Posted in Uncategorized with tags , , , , , on June 16, 2009 by babydylan

For the first time on babydylan, Alex and Eugene have roped good friend and fellow blogger Jamie (check out his Learning the Lingo blog) into contirubting a little somthingsomething for their humble site. Hopefully to be the first of many additions, inspiring us to get our arses into gear, Jamie talks of his love to SCORE!Firstly, we know that’s not the actual quote from Casablanca. I believe Miss Bergman said “Play it, Sam. Play “As Time Goes By””. But this is not a post about mis-quoted movie quotables. This is about my love for film composers. It has only been in the last few years where I realised the difference a score can make – turning a good film into a brilliant one.


My awakening occurred with Philip Glass’ score of The Hours. This was just some kind of symphony that, for me, came out of nowhere. I’d never heard anything like it in a film, where the music was literally striking a chord within me. His orchestrations were as critically important to the story, as were David Hare’s adapted words from Michael Cunningham’s amazing novel. I still play the CD of his score to this day, and “Morning Passages” is the deepest way there is too wake up in the morning.

If the cast wasnt enough to inspire SQUEEING, the score is sure to make you do so.

If the cast wasn't enough to inspire SQUEEING, the score is sure to make you do so.

Soon this pattern started emerging in more films that I watched.

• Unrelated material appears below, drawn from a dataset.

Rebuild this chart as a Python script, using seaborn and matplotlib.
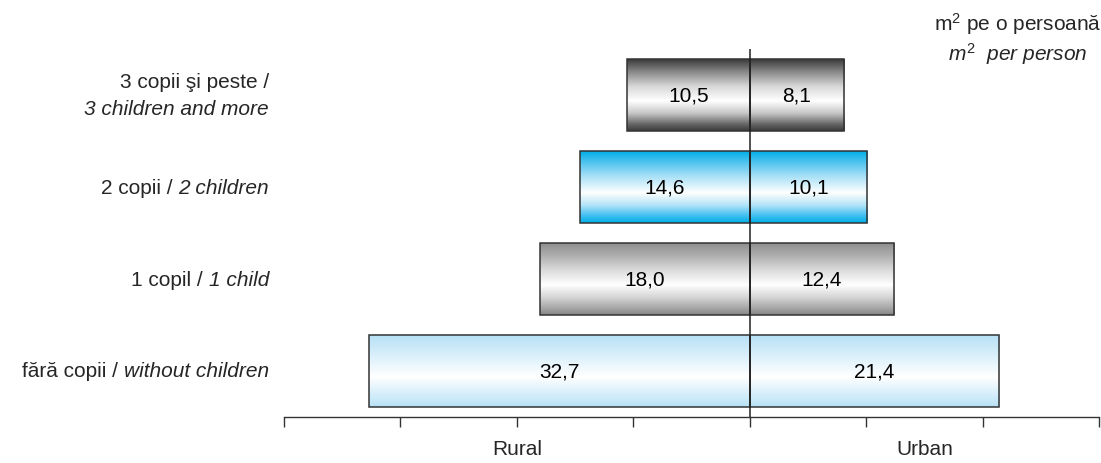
import numpy as np
import pandas as pd
import matplotlib
matplotlib.use("Agg")
import matplotlib.pyplot as plt
import matplotlib.transforms as mtransforms
from matplotlib.colors import LinearSegmentedColormap
import seaborn as sns

# ---- data ----
labels_ro = ["3 copii şi peste /", "2 copii /", "1 copil /", "fără copii /"]
labels_en = ["3 children and more", "2 children", "1 child", "without children"]
rural = [10.5, 14.6, 18.0, 32.7]
urban = [8.1, 10.1, 12.4, 21.4]
side_labels = ["Rural", "Urban"]
unit_ro = "m$^2$ pe o persoană"
unit_en = "$\\mathit{m}^{2}$  per person"

categories = [f"{a} {b}" for a, b in zip(labels_ro, labels_en)]

# gradient stops per row (edge, middle, edge)
grad_colors = [
    ["#3a3a3a", "#8a8a8a", "#d8d8d8", "#ffffff", "#c8c8c8", "#6a6a6a", "#3a3a3a"],
    ["#00aee8", "#5cc8f0", "#b4e4f8", "#ffffff", "#b4e4f8", "#40bff0", "#00aee8"],
    ["#8e8e8e", "#b0b0b0", "#dcdcdc", "#ffffff", "#d6d6d6", "#a8a8a8", "#858585"],
    ["#b6e0f6", "#cdeaf9", "#e6f5fc", "#ffffff", "#e2f3fc", "#c9e9f9", "#b6e0f6"],
]
grad_pos = [0.0, 0.18, 0.38, 0.58, 0.75, 0.9, 1.0]

sns.set_theme(style="white")
plt.rcParams["font.family"] = ["Liberation Sans", "DejaVu Sans"]
plt.rcParams["mathtext.fontset"] = "custom"
plt.rcParams["mathtext.rm"] = "Liberation Sans"
plt.rcParams["mathtext.it"] = "Liberation Sans:italic"
plt.rcParams["mathtext.bf"] = "Liberation Sans:bold"

FS = 15

df = pd.DataFrame({
    "cat": categories * 2,
    "side": ["Rural"] * 4 + ["Urban"] * 4,
    "value": [-v for v in rural] + urban,
})

fig = plt.figure(figsize=(11.01, 4.64), dpi=100)
W, H = 1101, 464
ax = fig.add_axes([284 / W, 1 - 418 / H, (1099 - 284) / W, (418 - 50) / H])

sns.barplot(data=df, y="cat", x="value", hue="side", dodge=False,
            orient="h", width=0.78, ax=ax, legend=False,
            palette=["#cccccc", "#cccccc"], order=categories)

patches = list(ax.patches)
for p in patches:
    x0 = p.get_x()
    x1 = x0 + p.get_width()
    y0 = p.get_y()
    y1 = y0 + p.get_height()
    row = int(round((y0 + y1) / 2))
    cmap = LinearSegmentedColormap.from_list(
        "g%d" % row, list(zip(grad_pos, grad_colors[row])))
    grad = np.linspace(0, 1, 256).reshape(-1, 1)
    im = ax.imshow(grad, cmap=cmap, aspect="auto", origin="upper",
                   extent=(min(x0, x1), max(x0, x1), y1, y0),
                   zorder=2, interpolation="bilinear")
    im.set_clip_path(p)
    p.set_facecolor("none")
    p.set_edgecolor("#333333")
    p.set_linewidth(1.1)
    p.set_zorder(3)

# value labels
for i, (r, u) in enumerate(zip(rural, urban)):
    ax.text(-r / 2, i, f"{r:.1f}".replace(".", ","), ha="center", va="center",
            fontsize=FS, color="black", zorder=5)
    ax.text(u / 2, i, f"{u:.1f}".replace(".", ","), ha="center", va="center",
            fontsize=FS, color="black", zorder=5)

ax.axvline(0, color="#222222", lw=1.1, zorder=4)

ax.set_xlim(-40, 30)
ax.set_ylim(3.5, -0.5)
ax.set_xticks(np.arange(-40, 31, 10))
ax.set_xticklabels([])
ax.tick_params(axis="x", direction="out", length=7, width=1, color="#333333", bottom=True)
ax.set_yticks(range(len(categories)))
ax.set_yticklabels([])
ax.tick_params(axis="y", length=0)
ax.set_xlabel("")
ax.set_ylabel("")
for s in ["top", "left", "right"]:
    ax.spines[s].set_visible(False)
ax.spines["bottom"].set_color("#333333")
ax.spines["bottom"].set_linewidth(1)

# category labels: roman part + italic part
ytrans = mtransforms.blended_transform_factory(ax.transAxes, ax.transData)
xr = (269 - 284) / ((1099 - 284))
renderer = fig.canvas.get_renderer()
space_px = 0.278 * FS * 100 / 72
line_off = 0.15  # in data units (row spacing = 1)
for i, (ro, en) in enumerate(zip(labels_ro, labels_en)):
    if i == 0:
        ax.text(xr, i - line_off, ro, transform=ytrans, ha="right", va="center", fontsize=FS)
        ax.text(xr, i + line_off, en, transform=ytrans, ha="right", va="center",
                fontsize=FS, style="italic")
    else:
        t = ax.text(xr, i, en, transform=ytrans, ha="right", va="center",
                    fontsize=FS, style="italic")
        bb = t.get_window_extent(renderer)
        xpix = bb.x0 - space_px
        xa = ax.transAxes.inverted().transform((xpix, 0))[0]
        ax.text(xa, i, ro, transform=ytrans, ha="right", va="center", fontsize=FS)

trans = mtransforms.blended_transform_factory(ax.transData, ax.transAxes)
ax.text(-20, -0.06, side_labels[0], transform=trans, ha="center", va="top", fontsize=FS)
ax.text(15, -0.06, side_labels[1], transform=trans, ha="center", va="top", fontsize=FS)

fig.text(1018 / W, 1 - 24 / H, unit_ro, ha="center", va="center", fontsize=FS)
fig.text(1018 / W, 1 - 54 / H, unit_en, ha="center", va="center", fontsize=FS, style="italic")

fig.savefig("out.png", dpi=100)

I’d be taking mental notes of who was composing what, and before I knew it, I’d be eagerly anticipating who would win Best Score at the Oscars instead of the Acting categories.

And it’s not just me who sees the significance of music in film. Recently I stumbled across some interesting quotes on the Sight and Sound website where many influential directors had been asked how music influences film. Cameron Crowe notes that the best music just bypasses your mind and transports you into another world. Sidney Lumet says that music should be treated as a character that can reveal something that the movie does not explicitly deal with. Fernando Meirelles sees music (or its absence) as the soul of a film. For more amazing quotes click here.

I could (would and should) literally spend hours writing about ALL of the films that tickle my fancy regarding film scores that changed my life, but alas, I doubt I have the amazing talent as a writer to pull one’s imagination for the length of a mini thesis. So here are some mini snippets of film composers I love.

PHILIP GLASS – As evidenced by the reasons mentioned above. Also, his whole career is worthy of a check out, but do see Notes on a Scandal, not just because Judi Dench and Cate Blanchett want to make you rip off your clothes in a self sacrificial “I’m not worthy” stance, but because this sometimes over bearing score is still a must see/listen experience.

Phillip Glass

Phillip Glass

THOMAS NEWMAN – Not only is he one of the most sought after film composers, but he did the amazing theme for Six Feet Under!!!! (where the main titles were made around his score – can you tell I kinda like the show?) Newman has composed many amazing scores (Road to Perdition, HBO’s Angels in America, The Green Mile) but it is the score of American Beauty that stands out in my mind as well as probably every other cinephile.

ROLFE KENT – A composer to many of Alexander Payne’s films (as well as Nurse Betty, Thank You for Smoking and Mean Girls), my favourite Kent score is 1999’s Election. It’s the perfect combination of quirkiness and humour that is required, with that little bit of pathos on the side.

GUSTAVO SANTAOLALLA – his Oscar winning score is that made Brokeback Mountain simply unforgettable to me. The piece “Wings” would not leave my head for weeks, even after many listens. The mark of a great artist. His score in Babel also won him an Oscar, and his next score will be on Alejandro Gonzalez Inarritu’s latest work Biutiful.

ALEXANDRE DESPLAT – It was Stephen Frear’s The Queen that made me realise that Desplat is a gem among 21st Century cinephiles everywhere. Since then he did the score of The Curious Case of Benjamin Button and many more will follow. Also, see his scores in Birth and The Upside of Anger.

Alexandre Desplat

Alexandre Desplat

HANS ZIMMER – Three words The Lion King. Four more words. The Thin Red Line. If you haven’t seen either of these films, or the scores do not ring a bell, then do yourself a favour (as well as the karma gods and cinephiles everywhere) and buy the hell outta these films.

It’s also interesting to note the directors that use certain composers time and time again, such as the aforementioned Santaolalla with Innarritu, Kent with Payne, and other teams of Burton and Elfman, Spielberg and Williams, Badalamenti and Lynch, Eastwood with Eastwood (with a side of Eastwood). The list is endless.

Now, maybe you’re wondering where John Williams is in this. Don’t get me wrong, he is amazing and a living legend in film composer movie world. But while he is almost in another league compared to these dudes here, I still haven’t had the amazing connection to his film scores. They are more like themes. The most amazing and recognizable themes out there. It’s just a different league.

Also worthy of honourable mention goes to Gershwin’s Rhapsody in Blue heard in Woody Allen’s Manhattan. So this is not a piece of music written specifically for the film, but when you see the sequence in the film, (besides jizzing your pants over the black and white wonderment that is Woody Allen and the island of Manhattan) something so indescribably moving, haunting and evocative of pure beauty is merged with the classical composition and the film that looks like a black and white postcard.